According to the latest UN projections, the world’s population is set to grow by 2.9 billion – that’s the equivalent of two more African continents – in the next 33 years. By that time, it’s expected that humans will have developed into an almost exclusively urban species with 80-90 percent of people living in cities.

Closer to home, the Australian Bureau of Statistics (ABS) predicts that by 2100 the population of Australia could reach 60 million people. To put that into perspective, it’s like another 12.5 Melbournes springing up across the country.

Urbanisation is creating an array of environmental, physical and societal challenges, with assets of a suburban life such as cars and homes with backyards becoming increasingly impossible to own. This, in turn, throws up new challenges for architects when it comes to designing infrastructure and buildings that are adaptable, ecologically sensitive and offer residents a high quality of life.

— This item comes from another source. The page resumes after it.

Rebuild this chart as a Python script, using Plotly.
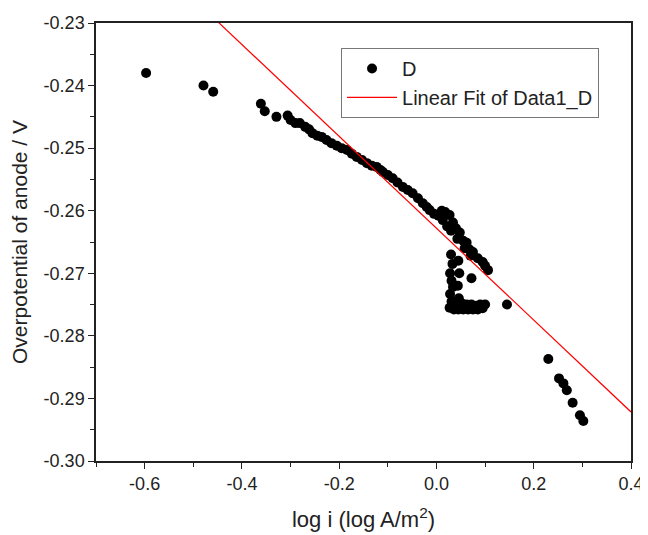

Australia is already seeing the effects of urbanisation in its architecture, with an increasing amount of high-rise, mixed-use developments popping up in our cities: a record 10,000 apartments were built in Melbourne’s inner-city in 2017, and the buildings housing them grew taller.

So with more people moving to urban areas, how can we design cities that are desirable and provide people with a better life?

Futuristic city vision. 3D Rendering

A future city vision. Image by 123rf’s alphaspirit ©123rf.com

Speaking recently at Pause Fest, Andrew Hoyne, principal at Hoyne says that designers and architects should change the way they think about density; by having an increased population in urban areas we can create better change.

“By having more people we can achieve more in terms of improving amenity, our public transport, infrastructure and engaging governments to allocate money where it should go, as opposed to mistakes the government makes by sending it in the wrong direction,” he said.

“So for me, the basis of all good things comes from strategic design thinking where you have started with analysis, where you’ve started with a clear understanding of who your markets and audiences are and through all those often contradictory needs, you can find solutions. Until we do that we will never get the outcome.”

He referenced the Docklands area in Melbourne as an example. “It’s a great example of a design failure – it had the wrong brief, it was profit-driven and they made huge mistakes,” he said.

The much-criticised area has often been referred to as a ghost town thanks to a large number of unoccupied hi-rises, largely due to a lack of investment in public infrastructure or urban planning.

Making our cities smarter

How cities respond to the demographic and urban challenges they now face will increasingly impact how they thrive in the future. As a response, the concept of the smart city has evolved to make cities more liveable, safer, cleaner, more convenient and prosperous.

Smart cities are proliferating around the world, with major companies such as IBM, Intel and Cisco researching new applications. According to a report from the International Data Corporation (IDC), spending on smart city technology is expected to grow to US$135 billion by 2021.

So what exactly is a smart city? There’s actually no universally accepted definition of a smart city, but to borrow Adelaide’s Smart City Studio definition, a smart city: “uses technology and data to drive economic activity, accelerate innovation and better manage energy, resources and services… making a city smarter is all about improving people’s experiences of the city so that it better meets their needs.”

Smart cities use the Internet of Things (IoT) sensors and technology to connect everyday objects – appliances, cars and city infrastructure such as traffic lights and rubbish bins – to be connected to computer networks.

Michael Stoddart, director, APAC digital media strategy, Adobe, also speaking at Pause Fest says that designers should be reacting to and pushing technology to design cities of the future.

“[For example] how do we design a city where we never need parking anymore because of driverless cars that come in drop us off and pick us up? How does that change things? Think of retail, one of the things we did was cluster around the marketplace, well we know now that is breaking down.”

He said that while people still cluster around religion and sports, designing cities will have to adapt to the fact that the biggest clustering of people now happens online.

“We design cities with a ground plane because people have to move from one place to the other, but if they are not moving how do we design that? As designers it is up to us to push that technology, not in to science fiction but to prepare for ‘what happens after this happens and after this happens’ and be ready for that.”

A driverless car

Autonomous car interior design concept. Image: 123rf’s Cheskyw ©123rf.com

In Adelaide, the Government has a strategic plan in place to “enrich Adelaide’s lifestyle and boost its growth by becoming one of the world’s smartest cities with a globally-connected and opportunity-rich economy”.

The city is home to the nation’s first IoT innovation hub and Cisco’s first and only ‘Lighthouse City’ in Australia. It has also implemented super-fast Wi-Fi for businesses that also enables them to share data and collaborate, and expanded its AdelaideFree Wi-Fi network.

In Melbourne, the city is prototyping a number of initiatives. It’s working with people who are blind, deaf or deaf-blind to better understand how they navigate through the city. It has partnered with Vision Australia to trial beacon technology in the CBD’s Campbell Arcade, which transmits location-specific information to phones.

It also has an Open Data platform with around 100 unique data sets that are available for anyone to access and use; this includes a 24-hour pedestrian counting system, which helps to understand pedestrian activity in Melbourne’s busiest locations to better plan for population growth in the future.